The York and North Yorkshire Local Enterprise Partnership area is one of the largest economies in England by land area, covering more than 10,700 square km and a population of around 1.14 million people across a predominantly rural area. The shared goal of the LEP and local authorities within the area is to become the country’s first carbon negative region, and to lead the way in creating a “Greener, Fairer, and Stronger” economy for all residents and visitors. Via the Growth Hub, (the LEP’s business support service for the region) a tranche of funding from the UK Shared Prosperity Fund became available for feasibility studies and pilot programmes to enable and encourage economic growth across the area.

Stakeholders
Client team 1, stakeholder pool 4

Size
c.40 professional days over six weeks

Project Type
Environmental data analysis and recommendation

Year
2023

The Growth Hub team were particularly interested in opportunities to change the way businesses operate and residents live, to reduce the production of greenhouse gases and the food, agricultural and other bio-based waste and surplus which is created by commercial and domestic activities. The Growth Hub needed a specialist research partner who understood the waste data systems and reporting taxonomies, could collate, combine and analyse large data sets, and understood the best opportunities for maximising bio-based waste resources. They commissioned a report and infographic that showed the untapped potential of bio-based waste and surplus in the entire region, as well as the existing landscape of waste transfer and processing operators.

We already had a really strong in-house capability for data discovery, analysis and reporting, and a good grasp of biorenewables opportunities and waste ‘valorisation’ - techniques for extracting higher economic value from waste streams - from the city-wide food recycling trials which we ran in 2019. However, we knew that to meet the breadth of this challenge, we’d need the support of a partner with deep knowledge of the full biorenewables context of the North Yorkshire region. We were supported by the Biorenewables Development Centre who had provided advice to us for the same 2019 trials, and in particular members of their Biovale Cluster team.

Together, we had all the specialist expertise needed to deliver a really great output to a limited budget - detailed knowledge of the data landscape for waste from sources such as the Environment Agency and Local Authority reporting sources, the ability to combine and analyse data in a consistent model for the region, infographic production services and geospatial mapping skills. We were able to obtain a complete picture through data of the bio-based waste types produced, transported and processed in the region, their total annual weights, which local authority areas they were produced in, and where they were processed. We also brought agricultural production data into the analysis, combined with harvest indices for yield and surplus data, data on food processing centres and catering businesses, and data on environment agency permit exemption activities related to relevant bio-based waste and materials handling.

 Project Retrospective

  • Bioeconomy resources are a key ingredient in the transition to a more sustainable, lower impact society that is far less reliant on fossil fuels and petrochemicals.
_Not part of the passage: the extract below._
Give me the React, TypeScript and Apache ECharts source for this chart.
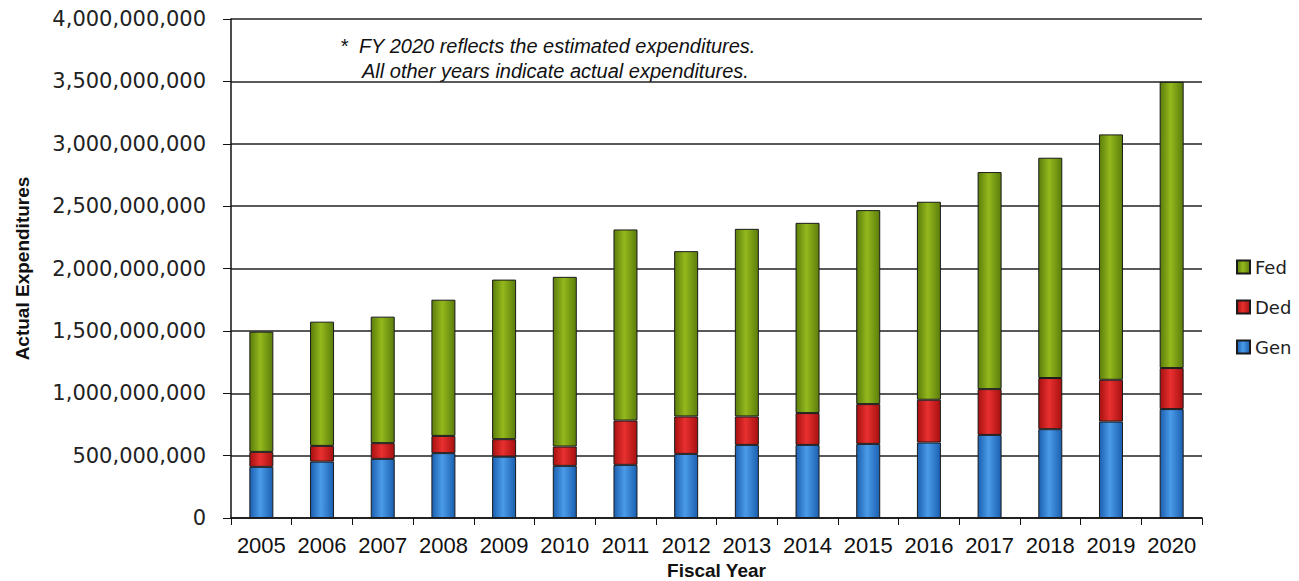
import React, { useEffect, useRef } from "react";
import * as echarts from "echarts";

const years = ["2005","2006","2007","2008","2009","2010","2011","2012","2013","2014","2015","2016","2017","2018","2019","2020"];
const gen = [410, 452, 474, 520, 492, 418, 426, 514, 586, 586, 594, 605, 666, 712, 773, 873].map(v => v * 1e6);
const ded = [120, 126, 126, 138, 140, 155, 355, 300, 228, 255, 319, 343, 367, 410, 335, 329].map(v => v * 1e6);
const fed = [964, 996, 1014, 1092, 1279, 1360, 1532, 1325, 1504, 1525, 1555, 1587, 1740, 1766, 1967, 2294].map(v => v * 1e6);
const noteLines = ["*  FY 2020 reflects the estimated expenditures.", "All other years indicate actual expenditures."];

const grad = (dark: string, light: string) =>
  new echarts.graphic.LinearGradient(0, 0, 1, 0, [
    { offset: 0, color: dark },
    { offset: 0.45, color: light },
    { offset: 1, color: dark },
  ]);

export default function App() {
  const ref = useRef<HTMLDivElement>(null);
  useEffect(() => {
    const chart = echarts.init(ref.current!, null, { renderer: "svg" });
    const fmt = (v: number) => v.toLocaleString("en-US");
    chart.setOption({
      animation: false,
      backgroundColor: "#ffffff",
      grid: { left: 231, right: 97, top: 19, bottom: 63, containLabel: false, outerBoundsMode: "none" },
      legend: {
        data: ["Fed", "Ded", "Gen"],
        orient: "vertical",
        left: 1231,
        top: 253,
        itemWidth: 13,
        itemHeight: 13,
        itemGap: 22,
        icon: "rect",
        textStyle: { fontFamily: "DejaVu Sans", fontSize: 18, color: "#222" },
      },
      graphic: [
        {
          type: "text",
          left: 340,
          top: 36,
          style: { text: noteLines[0], font: "italic 20px 'Liberation Sans'", fill: "#111" },
        },
        {
          type: "text",
          left: 362,
          top: 61,
          style: { text: noteLines[1], font: "italic 20px 'Liberation Sans'", fill: "#111" },
        },
      ],
      xAxis: {
        type: "category",
        data: years,
        name: "Fiscal Year",
        nameLocation: "middle",
        nameGap: 39,
        nameTextStyle: { fontFamily: "Liberation Sans", fontWeight: "bold", fontSize: 19, lineHeight: 19, color: "#111" },
        axisLine: { lineStyle: { color: "#111", width: 1.5 } },
        axisTick: { show: true, inside: false, length: 7, lineStyle: { color: "#111" } },
        axisLabel: { interval: 0, fontFamily: "Liberation Sans", fontSize: 22, color: "#111", margin: 16 },
      },
      yAxis: {
        type: "value",
        min: 0,
        max: 4000000000,
        interval: 500000000,
        name: "Actual Expenditures",
        nameLocation: "middle",
        nameGap: 199,
        nameRotate: 90,
        nameTextStyle: { fontFamily: "Liberation Sans", fontWeight: "bold", fontSize: 19, color: "#111" },
        axisLine: { show: true, lineStyle: { color: "#111", width: 1.5 } },
        axisTick: { show: true, inside: false, length: 8, lineStyle: { color: "#111" } },
        axisLabel: { fontFamily: "DejaVu Sans", fontSize: 21, color: "#222", margin: 25, formatter: fmt },
        splitLine: { show: true, lineStyle: { color: "#222", width: 1.5 } },
      },
      series: [
        {
          name: "Gen",
          type: "bar",
          stack: "total",
          data: gen,
          barWidth: 24,
          itemStyle: { color: grad("#1b5fb0", "#4a9be8"), borderColor: "#1a1a1a", borderWidth: 1 },
        },
        {
          name: "Ded",
          type: "bar",
          stack: "total",
          data: ded,
          barWidth: 24,
          itemStyle: { color: grad("#a81010", "#e83030"), borderColor: "#1a1a1a", borderWidth: 1 },
        },
        {
          name: "Fed",
          type: "bar",
          stack: "total",
          data: fed,
          barWidth: 24,
          itemStyle: { color: grad("#5b7d0c", "#94b81c"), borderColor: "#1a1a1a", borderWidth: 1 },
        },
      ],
    });
    return () => chart.dispose();
  }, []);
  return <div ref={ref} style={{ width: 1299, height: 581, position: "absolute", left: 0, top: 0 }} />;
}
Using waste resources more thoughtfully reduces the need to extract raw materials, and if opportunities can be found to utilise these resources locally, transport and handling impacts are also reduced.

    Knowledge of where bio-based resources are, and in what quantities and under the control or governance of which organisations, is a key step in understanding how to transition to a sustainable bioeconomy. For local businesses, understanding alternative and potentially lower cost routes for disposing of ‘waste’ that has untapped economic value provides a financial co-benefit to responsible management of natural resources.

  • The data around waste is quite specialised, and without pre-existing knowledge of the waste data taxonomies and reporting tools there would have been a real danger of misinterpreting the picture and over or understating the weights and types of bio-based waste moving through the region. However, only looking at ‘waste’ misses a significant proportion of data on where bio-based surplus materials may be found, so we had to think very creatively to uncover new sources of data. We created a logical model of bio-based waste and surplus early in the project to aid our thought process, which definitely helped uncover some areas we might have missed.

    Combining the various datasets in a cohesive picture also took some careful consideration - for example, waste reported by local authorities is organised according to a particular categorisation whereas waste reported to the Environment Agency, which overlaps with this data, utilises a different categorisation system. We took time to ensure we were clear on what data showed what in infographic and geospatial assets.

  • We were only commissioned to produce a single high level infographic, a written report and the base data, but in the end we produced all of this plus an additional full geospatial mapping pack that showed various different views of the data. We did this because we felt there were so many aspects to bio-based waste and surplus resources, agricultural activities, and other relevant factors that a single infographic would be overwhelmed. We didn’t want this additional detail to be lost in the raw data, as this was an initial information scanning project to support further discussion on what action the LEP and local authorities and business could take. It was hard to predict what information would be of most interest, so we presented as much as we could as clearly as we could.

  • We had worked previously with the Biorenewables Development Centre on our 2019 food waste logistics trial, and really enjoyed the experience, so we were keen to team up again on this project. The work we did here at a regional level, and the process of collaboration with the BDC, put us in a really good position to co-bid for even more ambitious projects such as WWF’s Future Value of Seaweed (which we were second-placed for out of 16 bidders) and NERC’s Economic Appraisal of the UK Bioeconomy (which we won and are currently delivering).